The helo took off towards the south, leaving the party behind as it rose over misty, rolling farmland. The pilot pushed the cyclic forward and then twisted the throttle to pick up speed in the cold air.
Carmichael ordered Mayes to hold the line, then he moved to a seat just behind the flight crew and put on a set of headphones. Pulling the microphone down over his lips, he tapped the pilot on his shoulder.
The man turned back to him. “Yes, sir?”
“You have countermeasures on board?”
The pilot seemed surprised by the question. He glanced to his copilot, then back to the windscreen in front of him. “Yes, sir. Chaff and flares.”
Denny said, “Be prepared to employ them. I want your head on a swivel.”
The copilot spoke up. Unsure. “We were rushed into this… uh… Anything you can tell us about what we’re up against would be helpful.”
Denny shrugged. He said, “The threat is an ex-asset, code name Violator. A former Agency paramilitary officer with one hell of a grudge.”
The pilot spun his head back around sixty degrees and stared through his visor at the much older man. “One guy? All this is about one guy?”

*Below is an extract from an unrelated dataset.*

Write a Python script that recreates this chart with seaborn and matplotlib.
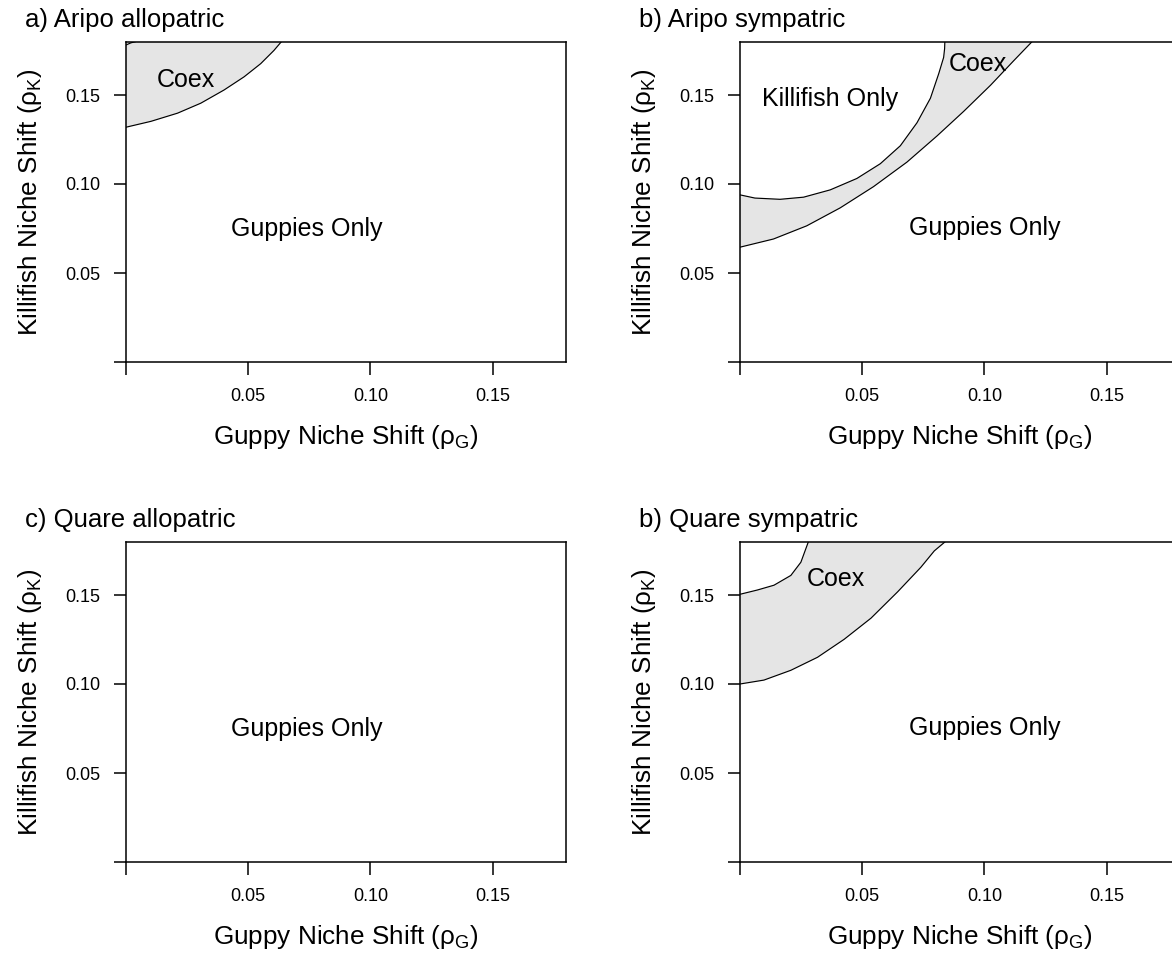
import numpy as np
import matplotlib
matplotlib.use("Agg")
import matplotlib.pyplot as plt
import seaborn as sns

# boundaries of the coexistence region
# a) Aripo allopatric: lower edge of Coex, plus tiny corner at top-left
A_LOW_X = [0.0, 0.0102, 0.0211, 0.0306, 0.0401, 0.0483, 0.0551, 0.0605, 0.0636]
A_LOW_Y = [0.1319, 0.1352, 0.1398, 0.1454, 0.1528, 0.1602, 0.1676, 0.1750, 0.1800]
A_CORNER_X = [0.0, 0.002, 0.004]
A_CORNER_Y = [0.1781, 0.1793, 0.1800]

# b) Aripo sympatric
B_INNER_X = [0.0, 0.0061, 0.0164, 0.0260, 0.0369, 0.0478, 0.0574, 0.0656,
             0.0724, 0.0779, 0.0813, 0.0833, 0.0837, 0.0838]
B_INNER_Y = [0.0939, 0.0921, 0.0914, 0.0926, 0.0967, 0.1031, 0.1114, 0.1215,
             0.1344, 0.1482, 0.1620, 0.1711, 0.1760, 0.1800]
B_OUTER_X = [0.0, 0.0137, 0.0273, 0.0410, 0.0546, 0.0683, 0.0806, 0.0915,
             0.1025, 0.1120, 0.1195]
B_OUTER_Y = [0.0645, 0.0691, 0.0765, 0.0866, 0.0985, 0.1123, 0.1270, 0.1408,
             0.1555, 0.1693, 0.1800]

# d) Quare sympatric
D_INNER_X = [0.0, 0.0071, 0.0139, 0.0208, 0.0249, 0.0280]
D_INNER_Y = [0.1504, 0.1528, 0.1555, 0.1610, 0.1684, 0.1800]
D_OUTER_X = [0.0, 0.0098, 0.0208, 0.0317, 0.0426, 0.0536, 0.0645, 0.0740,
             0.0795, 0.0840]
D_OUTER_Y = [0.1000, 0.1022, 0.1077, 0.1150, 0.1251, 0.1370, 0.1518, 0.1656,
             0.1748, 0.1800]

TITLES = ["a) Aripo allopatric", "b) Aripo sympatric",
          "c) Quare allopatric", "b) Quare sympatric"]
TICKS = [0.0, 0.05, 0.10, 0.15]
TICK_LABELS = ["", "0.05", "0.10", "0.15"]

FILL = "#e5e5e5"
FS = 18

sns.set_theme(style="ticks")
plt.rcParams["font.family"] = ["Liberation Sans", "DejaVu Sans"]
plt.rcParams["axes.linewidth"] = 1.1
plt.rcParams["xtick.major.width"] = 1.1
plt.rcParams["ytick.major.width"] = 1.1
plt.rcParams["axes.edgecolor"] = "black"
plt.rcParams["axes.labelcolor"] = "black"
plt.rcParams["text.color"] = "black"
plt.rcParams["xtick.color"] = "black"
plt.rcParams["ytick.color"] = "black"


def line(ax, xs, ys):
    sns.lineplot(x=xs, y=ys, sort=False, estimator=None, color="black",
                 lw=0.85, ax=ax, zorder=3)


def setup(ax):
    ax.set_xlim(0, 0.18)
    ax.set_ylim(0, 0.18)
    ax.set_xticks(TICKS)
    ax.set_xticklabels(TICK_LABELS)
    ax.set_yticks(TICKS)
    ax.set_yticklabels(TICK_LABELS)
    ax.tick_params(direction="out", length=9, labelsize=13, pad=9.5)
    ax.set_xlabel("Guppy Niche Shift (ρ$_\\mathregular{G}$)", fontsize=18.8, labelpad=13)
    ax.set_ylabel("Killifish Niche Shift (ρ$_\\mathregular{K}$)", fontsize=18.8, labelpad=15)
    for s in ax.spines.values():
        s.set_visible(True)
        s.set_zorder(5)


fig = plt.figure(figsize=(11.72, 9.57), dpi=100)
W, H = 1172, 957
lefts = [126, 740]
bottoms = [362, 862]
axes = []
for r in range(2):
    for c in range(2):
        ax = fig.add_axes([lefts[c] / W, (H - bottoms[r]) / H, 440 / W, 320.4 / H])
        axes.append(ax)
        fig.text((25 + 614 * c) / W, 1 - (27 + 500 * r) / H, TITLES[2 * r + c],
                 fontsize=18.5, ha="left", va="baseline")

ax_a, ax_b, ax_c, ax_d = axes

# a
poly_x = A_LOW_X + A_CORNER_X[::-1]
poly_y = A_LOW_Y + A_CORNER_Y[::-1]
ax_a.fill(poly_x, poly_y, color=FILL, lw=0, zorder=1)
line(ax_a, A_LOW_X, A_LOW_Y)
line(ax_a, A_CORNER_X, A_CORNER_Y)
ax_a.text(0.0245, 0.1583, "Coex", fontsize=FS, ha="center", va="center")
ax_a.text(0.0739, 0.0747, "Guppies Only", fontsize=FS, ha="center", va="center")

# b
ax_b.fill(B_OUTER_X + B_INNER_X[::-1], B_OUTER_Y + B_INNER_Y[::-1],
          color=FILL, lw=0, zorder=1)
line(ax_b, B_INNER_X, B_INNER_Y)
line(ax_b, B_OUTER_X, B_OUTER_Y)
ax_b.text(0.0369, 0.1476, "Killifish Only", fontsize=FS, ha="center", va="center")
ax_b.text(0.0973, 0.1672, "Coex", fontsize=FS, ha="center", va="center")
ax_b.text(0.100, 0.0754, "Guppies Only", fontsize=FS, ha="center", va="center")

# c
ax_c.text(0.0739, 0.0747, "Guppies Only", fontsize=FS, ha="center", va="center")

# d
ax_d.fill(D_OUTER_X + D_INNER_X[::-1], D_OUTER_Y + D_INNER_Y[::-1],
          color=FILL, lw=0, zorder=1)
line(ax_d, D_INNER_X, D_INNER_Y)
line(ax_d, D_OUTER_X, D_OUTER_Y)
ax_d.text(0.0393, 0.1591, "Coex", fontsize=FS, ha="center", va="center")
ax_d.text(0.100, 0.0754, "Guppies Only", fontsize=FS, ha="center", va="center")

for ax in axes:
    setup(ax)

fig.savefig("out.png", dpi=100)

Denny’s leathery face turned even harder as he looked back into the pilot’s visor. “Son, do I look like I scare easily?”
“Not at all.”
“Well, this son of a bitch scares me to death. Turn around and fly this thing to Langley, and be ready for inbound missiles.”
“Sir,” he said with a slight nod, and then he focused fully on the flight.
Twenty seconds later Carmichael was back on the phone with his number two. “Get my family out of town. Have them taken to the ranch in Provo. If Violator is here for me I want them out of the way so I can do what I need to do.”
The helo began swaying to the left and right, not quite in jerking movements, but certainly nausea-inducing to those in back.
DeRenzi moved forward and sat down next to Carmichael. He had his own intercom-ready headset on. He tapped the pilot on his back, but the man did not turn around.
The security officer asked, “Why the hell are we flying like this?”
Carmichael answered for the pilot, who was fully occupied with his work. “We have to operate under the assumption that Gentry has a SAM, or at least an RPG. We’ll stay low to counter the SAM threat, but we need to fly like this over population centers to counter an RPG.”
DeRenzi then asked, “Why do you think Gentry has a SAM or an RPG?”
Carmichael looked out the window, focusing on the twinkling lights of the D.C. suburbs below him. “Because he’s the fucking Gray Man.”
2
A dimly lit street in the center of Washington Highlands was a hell of a place for a nighttime stroll.
The Highlands were in the southeastern corner of the District, over the Anacostia River in Ward Eight. Full of high-rise government housing, low-income apartment complexes, and derelict single-family homes on tiny lots strewn with garbage, Ward Eight had been the second most dangerous ward in the District behind Ward Seven, but it had recently retaken the lead thanks to a triple murder in the last week of the reporting period.
But despite the late hour and the area’s infamous reputation, a lone pedestrian ambled calmly through the misty evening, heading north on Atlantic Street SE as if he didn’t have a care in the world. He walked along a broken sidewalk, catching the glow of most all of the streetlamps that had not been shot out or burned out and left black by a city that didn’t give a damn about its poorest residents. He wore blue jeans and a wrinkled blue blazer, his dark brown hair was tousled and damp, and a clean-shaven face revealed him as white, which, around here, at this time of night, meant he was probably up to no good.